The Ponte Rotto of Rome
Luigi Guarino | Director of Science
In the end, it proved a bridge too far. Delegates at the eighth session of the Governing Body of the Plant Treaty in Rome last week were not able to agree on a package of measures to enhance the Treaty’s Multilateral System (MLS).
That’s a lot of jargon, so let’s break it down.
The Multilateral System refers to the rules the Treaty has put in place for how to access crop diversity and share the benefits arising from its use. I’ve written before here about why having an access and benefit-sharing (ABS) system that’s multilateral, rather than bilateral, is a good idea when you’re working with crop diversity. I hate to quote myself, but this is the bottom line as I put it at the time:
…[breeders] often need crop diversity…from lots of different countries. The transaction costs involved in making bilateral deals with all the different providers of that diversity would be prohibitive, and potentially threaten food security if they caused breeding programmes to grind to a halt.
Why does the system need enhancement? Well, because it hasn’t been delivering enough money, fast enough. Yes, I know it’s not just about the money. I wrote about that too. The Treaty is delivering a whole slew of important non-monetary benefits, everybody agrees on that. But money is important too, and there hasn’t been enough of it.
So what’s that package of measures that was supposed to solve this problem? Well, after years of work, a special committee set up to discuss the matter came up with a couple of linked proposals. First, the range of crops included in the system would be expanded. More crops in the system would mean more opportunities for private sector breeders to make a profit, and therefore more money flowing into the Treaty’s central fund, called the Benefit-Sharing Fund (BSF), administered by FAO.
In addition, though, the negotiators came up with a complementary arrangement whereby seed companies could opt to pay an up-front subscription fee for access to crop diversity in MLS, rather than the current pay-as-you-commercialize levy. There’s far more nuance and complexity here than I can explain in a short post, but the basic idea is that there would be more certainty over how much money was going to be forthcoming in any given year, which would in turn allow better planning for how the BSF could be used to support conservation around the world.
So far, so logical. So what went wrong at the Governing Body?
Well, in a word, data.
More specifically, DNA sequence data on crop diversity. Some countries, and many civil society organizations, contended – have indeed long been saying – that seed companies would soon be able to produce and market new varieties simply by manipulating genomic data in open-access repositories. That is, without needing to access actual seeds, and thus triggering the ABS provisions of the Treaty. In their view, this is a loophole that should be closed.

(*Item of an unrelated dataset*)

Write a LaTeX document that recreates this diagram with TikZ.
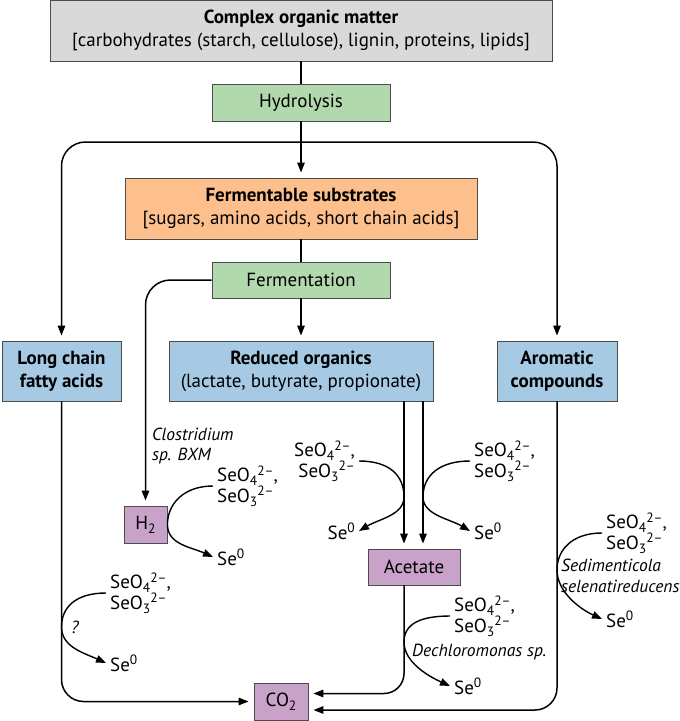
\documentclass[tikz,border=0pt]{standalone}
\usepackage{fontspec}
\setmainfont{PT Sans}
\usetikzlibrary{arrows.meta,calc}

\definecolor{cgray}{RGB}{217,217,217}
\definecolor{cgreen}{RGB}{178,216,174}
\definecolor{corange}{RGB}{253,192,140}
\definecolor{cblue}{RGB}{166,202,228}
\definecolor{cpurple}{RGB}{200,162,200}

\newcommand{\up}[1]{\raisebox{0.7ex}{\fontsize{13.5}{13.5}\selectfont #1}}
\newcommand{\dn}[1]{\raisebox{-0.4ex}{\fontsize{13.5}{13.5}\selectfont #1}}
\newcommand{\selox}[1]{SeO\dn{#1}\up{2–}}
\newcommand{\selpair}{\selox{4},\\\selox{3}}
\newcommand{\selzero}{Se\up{0}}

\tikzset{
  box/.style={draw=black!70, line width=0.9pt, align=center, inner sep=0pt,
    font=\fontsize{19}{23}\selectfont},
  arr/.style={-{Triangle[length=10pt,width=7.5pt]}, line width=1.5pt, shorten >=5pt},
  curv/.style={-{Triangle[length=10pt,width=7.5pt]}, line width=1.4pt},
  ion/.style={inner xsep=4pt, inner ysep=0pt, font=\fontsize{19}{20.5}\selectfont},
  spec/.style={inner sep=0pt, align=left, font=\fontsize{17.5}{20.5}\selectfont\itshape}
}

\begin{document}
\begin{tikzpicture}[x=1pt,y=-1pt]
\useasboundingbox (0,0) rectangle (680,721);

\node[box, fill=cgray, minimum width=502, minimum height=61] (com) at (301,30.5)
  {\textbf{Complex organic matter}\\{[}carbohydrates (starch, cellulose), lignin, proteins, lipids{]}};
\node[box, fill=cgreen, minimum width=178, minimum height=37] (hyd) at (301,102.5) {Hydrolysis};
\node[box, fill=corange, minimum width=352, minimum height=61] (fer) at (301,208.5)
  {\textbf{Fermentable substrates}\\{[}sugars, amino acids, short chain acids{]}};
\node[box, fill=cgreen, minimum width=178, minimum height=36] (fmt) at (301,280) {Fermentation};
\node[box, fill=cblue, minimum width=119, minimum height=60] (lcfa) at (61.5,371)
  {\textbf{Long chain}\\\textbf{fatty acids}};
\node[box, fill=cblue, minimum width=264, minimum height=60] (red) at (301,371)
  {\textbf{Reduced organics}\\(lactate, butyrate, propionate)};
\node[box, fill=cblue, minimum width=120, minimum height=60] (aro) at (557,371)
  {\textbf{Aromatic}\\\textbf{compounds}};
\node[box, fill=cpurple, minimum width=43, minimum height=37] (h2) at (145.5,524.5) {H\dn{2}};
\node[box, fill=cpurple, minimum width=92, minimum height=36] (ace) at (414,567) {Acetate};
\node[box, fill=cpurple, minimum width=54, minimum height=37] (co2) at (281,701.5) {CO\dn{2}};

\coordinate (split) at (301,142);
\draw[line width=1.5pt] (com) -- (hyd);
\draw[arr] (hyd) -- (fer);
\draw[arr, rounded corners=24pt] (split) -| (lcfa.north);
\draw[arr, rounded corners=24pt] (split) -| (aro.north);
\draw[line width=1.5pt] (fer) -- (fmt);
\draw[arr] (fmt) -- (red);
\draw[arr, rounded corners=25pt] (fmt.west) -| (h2.north);
\draw[arr] ($(red.south -| ace.north)+(-10,0)$) -- ($(ace.north)+(-10,0)$);
\draw[arr] ($(red.south -| ace.north)+(9,0)$) -- ($(ace.north)+(9,0)$);
\draw[arr, rounded corners=22pt] (lcfa.south) |- (co2.west);
\draw[arr, rounded corners=20pt] ($(ace.south)+(-10,0)$) |- ($(co2.east)+(0,-8)$);
\draw[arr, rounded corners=22pt] (aro.south) |- ($(co2.east)+(0,8.5)$);

\node[spec, anchor=west] (clos) at (152,446) {Clostridium\\sp. BXM};
\node[ion, anchor=west, align=left] (h2in) at (213,486) {\selpair};
\node[ion, anchor=west] (h2out) at (213,557) {\selzero};
\draw[curv] (h2in.west) .. controls +(-30,0) and +(0,-20) .. (h2.east)
  .. controls +(0,20) and +(-22,-10) .. (h2out.west);

\coordinate (rdlT) at (404,497);
\node[ion, anchor=east, align=right] (rdlin) at (359,461) {\selpair};
\node[ion, anchor=east] (rdlout) at (359,531) {\selzero};
\draw[curv] (rdlin.east) .. controls +(30,0) and +(0,-22) .. (rdlT)
  .. controls +(0,18) and +(20,-12) .. (rdlout.east);

\coordinate (rdrT) at (423,497);
\node[ion, anchor=west, align=left] (rdrin) at (470,461) {\selpair};
\node[ion, anchor=west] (rdrout) at (470,531) {\selzero};
\draw[curv] (rdrin.west) .. controls +(-30,0) and +(0,-22) .. (rdrT)
  .. controls +(0,18) and +(-20,-12) .. (rdrout.west);

\coordinate (qT) at (61.5,627);
\node[ion, anchor=west, align=left] (qin) at (106,593) {\selpair};
\node[ion, anchor=west] (qout) at (106,663) {\selzero};
\node[spec] (qmark) at (75,627) {?};
\draw[curv] (qin.west) .. controls +(-30,0) and +(0,-20) .. (qT)
  .. controls +(0,20) and +(-22,-10) .. (qout.west);

\coordinate (deT) at (404,642);
\node[ion, anchor=west, align=left] (dein) at (450,616) {\selpair};
\node[ion, anchor=west] (deout) at (450,686) {\selzero};
\node[spec, anchor=west] (dech) at (412,652) {Dechloromonas sp.};
\draw[curv] (dein.west) .. controls +(-30,0) and +(0,-18) .. (deT)
  .. controls +(0,20) and +(-22,-10) .. (deout.west);

\coordinate (seT) at (557,570);
\node[ion, anchor=west, align=left] (sein) at (602,533) {\selpair};
\node[ion, anchor=west] (seout) at (602,619) {\selzero};
\node[spec, anchor=west] (sedi) at (561,576) {Sedimenticola\\selenatireducens};
\draw[curv] (sein.west) .. controls +(-30,0) and +(0,-20) .. (seT)
  .. controls +(0,22) and +(-22,-10) .. (seout.west);
\end{tikzpicture}
\end{document}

Others said that this is far-fetched, and that DNA sequence data needs to be freely available for researchers and breeders to do their work properly, and deliver new, better varieties, faster. Charging scientists for using genomic data, even if a way could be found of doing it, would impede vital research.
CGIAR came up with an interesting suggestion to address the impasse. What if the subscription rates were negotiated, and recognized, as reflecting the use of genomic data, as well as physical seeds? Then there would be benefit sharing payments and the data would continue to be openly available. It wasn’t a complete solution, because a subscription system doesn’t fully capture all the ways that DNA sequence data can be used to make a profit. But it looked like a potential way to bridge the two positions.
It was a bridge, however, that the parties to the Treaty could not, finally, cross. And so we remain with the old, un-enhanced MLS.
Other important stuff was agreed in Rome, and it was great to have the opportunity to celebrate the undoubted achievements of the Treaty on its 15th birthday. But MLS enhancement was the big one. It’s disappointing that it was not even possible to find agreement on a formal mechanism for continuing to negotiate on the issue in the run-up to the next Governing Body meeting, in India, in two years’ time. The MLS needs to function, and function effectively and equitably, delivering both monetary and non-monetary benefits, for all to see. Our food and agriculture depend on it.